As expected, Johnson & Johnson was yesterday given the European green light for its $24 billion dollar purchase of rival Guidant, despite concerns over anti-competitiveness [[18/08/05b]]. The news will come as somewhat of a relief to J&J, which has faced a rollercoaster ride on the back of this acquisition. Back in April, the European Commission launched an extensive investigation into the deal, which it said may have impeded effective competition” because of overlaps in the cardiac device field. Then, in June and July, Guidant’s fortunes took a turn for the worse following the recall of defibrillators and pacemakers [[21/06/05e]], [[20/07/05j]].

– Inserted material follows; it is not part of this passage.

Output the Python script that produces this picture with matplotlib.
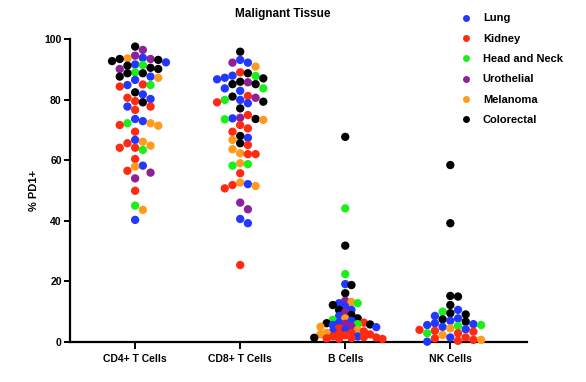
import numpy as np
import matplotlib
matplotlib.use("Agg")
import matplotlib.pyplot as plt
from matplotlib.lines import Line2D

plt.rcParams['font.family'] = ['Liberation Sans', 'DejaVu Sans']
plt.rcParams['font.weight'] = 'bold'

categories = ["CD4+ T Cells", "CD8+ T Cells", "B Cells", "NK Cells"]
groups = ["Lung", "Kidney", "Head and Neck", "Urothelial", "Melanoma", "Colorectal"]
colors = {"Lung": "#2238ff", "Kidney": "#ff2a12", "Head and Neck": "#19f019",
          "Urothelial": "#8e2099", "Melanoma": "#ff9a1c", "Colorectal": "#000000"}

# values per category per group (% PD1+)
cd4_lung = [92.3, 93.8, 91.6, 87.6, 86.5, 84.8, 81.7, 80.2, 77.7, 72.9, 73.6, 66.7, 58.2, 40.3]
cd4_kidney = [85.0, 84.3, 80.6, 79.5, 77.7, 76.6, 71.6, 69.4, 65.6, 64.1, 64.1, 60.4, 56.5, 49.9]
cd4_hn = [91.4, 89.0, 84.8, 72.2, 63.4, 45.0]
cd4_uro = [96.4, 94.5, 93.4, 90.1, 55.9, 54.0]
cd4_mel = [93.6, 87.2, 72.2, 71.4, 66.1, 64.8, 57.9, 43.6]
cd4_crc = [97.5, 93.1, 92.7, 93.4, 91.2, 90.5, 90.1, 88.7, 88.7, 87.6, 82.4, 79.1]

cd8_lung = [93.1, 92.2, 87.9, 86.7, 87.2, 83.7, 82.9, 78.8, 79.9, 73.8, 67.4, 52.1, 40.6, 39.2]
cd8_kidney = [89.0, 81.2, 79.1, 74.9, 70.5, 71.6, 69.4, 65.0, 62.0, 62.0, 55.7, 50.7, 51.8, 25.4]
cd8_hn = [87.8, 83.7, 79.9, 73.5, 58.7, 58.2]
cd8_uro = [92.2, 85.7, 80.6, 74.0, 46.0, 43.8]
cd8_mel = [90.9, 73.3, 66.7, 62.3, 63.6, 59.0, 52.6, 51.5]
cd8_crc = [95.8, 88.7, 85.9, 85.1, 85.1, 87.0, 81.0, 79.3, 77.1, 73.6, 68.0, 65.6]

b_lung = [19.1, 12.8, 11.7, 10.6, 8.6, 7.0, 6.4, 5.6, 4.9, 3.5, 1.8, 4.0]
b_kidney = [6.4, 4.5, 3.5, 3.0, 2.8, 2.5, 2.2, 1.8, 1.5, 1.2, 1.0, 1.3, 1.6, 1.1]
b_hn = [44.1, 22.4, 12.8, 7.3, 5.9]
b_uro = [13.6, 9.8, 6.0, 5.1]
b_mel = [13.2, 7.8, 5.0, 4.0, 3.0, 2.5]
b_crc = [67.7, 31.8, 18.8, 16.1, 12.2, 10.6, 8.9, 7.8, 6.2, 5.8, 1.4]

nk_lung = [10.6, 8.6, 7.8, 7.0, 6.2, 5.9, 5.6, 5.0, 4.2, 1.5, 0.1]
nk_kidney = [4.0, 3.7, 3.4, 2.9, 1.5, 1.2, 0.7, 0.4]
nk_hn = [10.0, 5.6, 5.3, 2.9]
nk_uro = []
nk_mel = [4.5, 2.3, 0.7]
nk_crc = [58.4, 39.2, 15.2, 15.0, 12.2, 9.5, 9.1, 7.5, 6.7]

data = [
    [cd4_lung, cd4_kidney, cd4_hn, cd4_uro, cd4_mel, cd4_crc],
    [cd8_lung, cd8_kidney, cd8_hn, cd8_uro, cd8_mel, cd8_crc],
    [b_lung, b_kidney, b_hn, b_uro, b_mel, b_crc],
    [nk_lung, nk_kidney, nk_hn, nk_uro, nk_mel, nk_crc],
]

W, H = 586, 382
fig = plt.figure(figsize=(W / 100, H / 100), dpi=100)
ax = fig.add_axes([70 / W, 40 / H, 457 / W, 303 / H])
ax.set_xlim(-0.62, 3.73)
ax.set_ylim(0, 100)

# layout: Prism-like column swarm in pixel space
px_per_x = 457 / (3.73 + 0.62)
px_per_y = 303 / 100.0
col_px_by_cat = [7.7, 7.7, 6.2, 7.7]
min_dy_by_cat = [7.2, 7.2, 5.0, 7.0]
order = [0]
for n in range(1, 20):
    order += [n, -n]
for ci, cat in enumerate(data):
    min_dy_px = min_dy_by_cat[ci]
    col_px = col_px_by_cat[ci]
    pts = []
    for gi, vals in enumerate(cat):
        for v in vals:
            pts.append((v, gi))
    pts.sort(key=lambda p: -p[0])
    placed = []  # (col, ypx)
    xs, ys, cs = [], [], []
    for v, gi in pts:
        ypx = v * px_per_y
        for col in order:
            if all(not (c == col and abs(yy - ypx) < min_dy_px) for c, yy in placed):
                break
        placed.append((col, ypx))
        xs.append(ci + col * col_px / px_per_x)
        ys.append(v)
        cs.append(colors[groups[gi]])
    ax.scatter(xs, ys, s=36, c=cs, linewidths=0, clip_on=False, zorder=3)

for s in ['top', 'right']:
    ax.spines[s].set_visible(False)
for s in ['left', 'bottom']:
    ax.spines[s].set_linewidth(1.6)
ax.set_xticks(range(4))
ax.set_xticklabels(categories, fontsize=7.5, fontweight='bold')
ax.set_yticks([0, 20, 40, 60, 80, 100])
ax.tick_params(axis='both', width=1.4, length=4, labelsize=7.5, pad=2)
ax.tick_params(axis='x', length=5, pad=4)
for t in ax.get_yticklabels():
    t.set_fontweight('bold')
ax.set_ylabel("% PD1+", fontsize=8, fontweight='bold', labelpad=4)

fig.text(283 / W, 1 - 14 / H, "Malignant Tissue", ha='center', va='center',
         fontsize=8.5, fontweight='bold')

handles = [Line2D([], [], marker='o', linestyle='none', markersize=5,
                  markerfacecolor=colors[g], markeredgewidth=0) for g in groups]
fig.legend(handles, groups, loc='upper left', bbox_to_anchor=(455 / W, 1 - 9 / H),
           frameon=False, prop={'size': 8, 'weight': 'bold'}, labelspacing=0.93,
           handletextpad=0.9, handlelength=1.2, borderaxespad=0)

fig.savefig("out.png", dpi=100)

The EC has said that divestment of J&J or Guidant’s endoscopic vessel harvesting products, Guidant’s endovascular business and J&J’s Steerable Guidewires business in Europe, must take place for the merger to go ahead. Competition Commissioner, Neelie Kroes, said: “I wanted to ensure that consumers would not have to pay higher prices for the life-saving medical devices produced by these two companies and that any changes to the competitive structure in these markets would not be to the detriment of consumer welfare. I am therefore satisfied that the commitments given by J&J allow the Commission to approve this merger.”
Because of the recent entry of Medtronic and Abbott into the drug-eluting stent marketplace, the EC believes this will compensate for the loss of competition resulting from J&J’s Guidant buy. However, in the case of peripheral stents, the Commission found that competition would have been impeded by the union of Guidant and J&J – hence the agreed to divestment of the endoscopic vessel harvesting products, the endovascular business and the coronary guidewires business.
The transaction is also being reviewed by the US Federal Trade Commission, with a decision anticipated in October. J&J had hoped to tie up the deal by the end of September.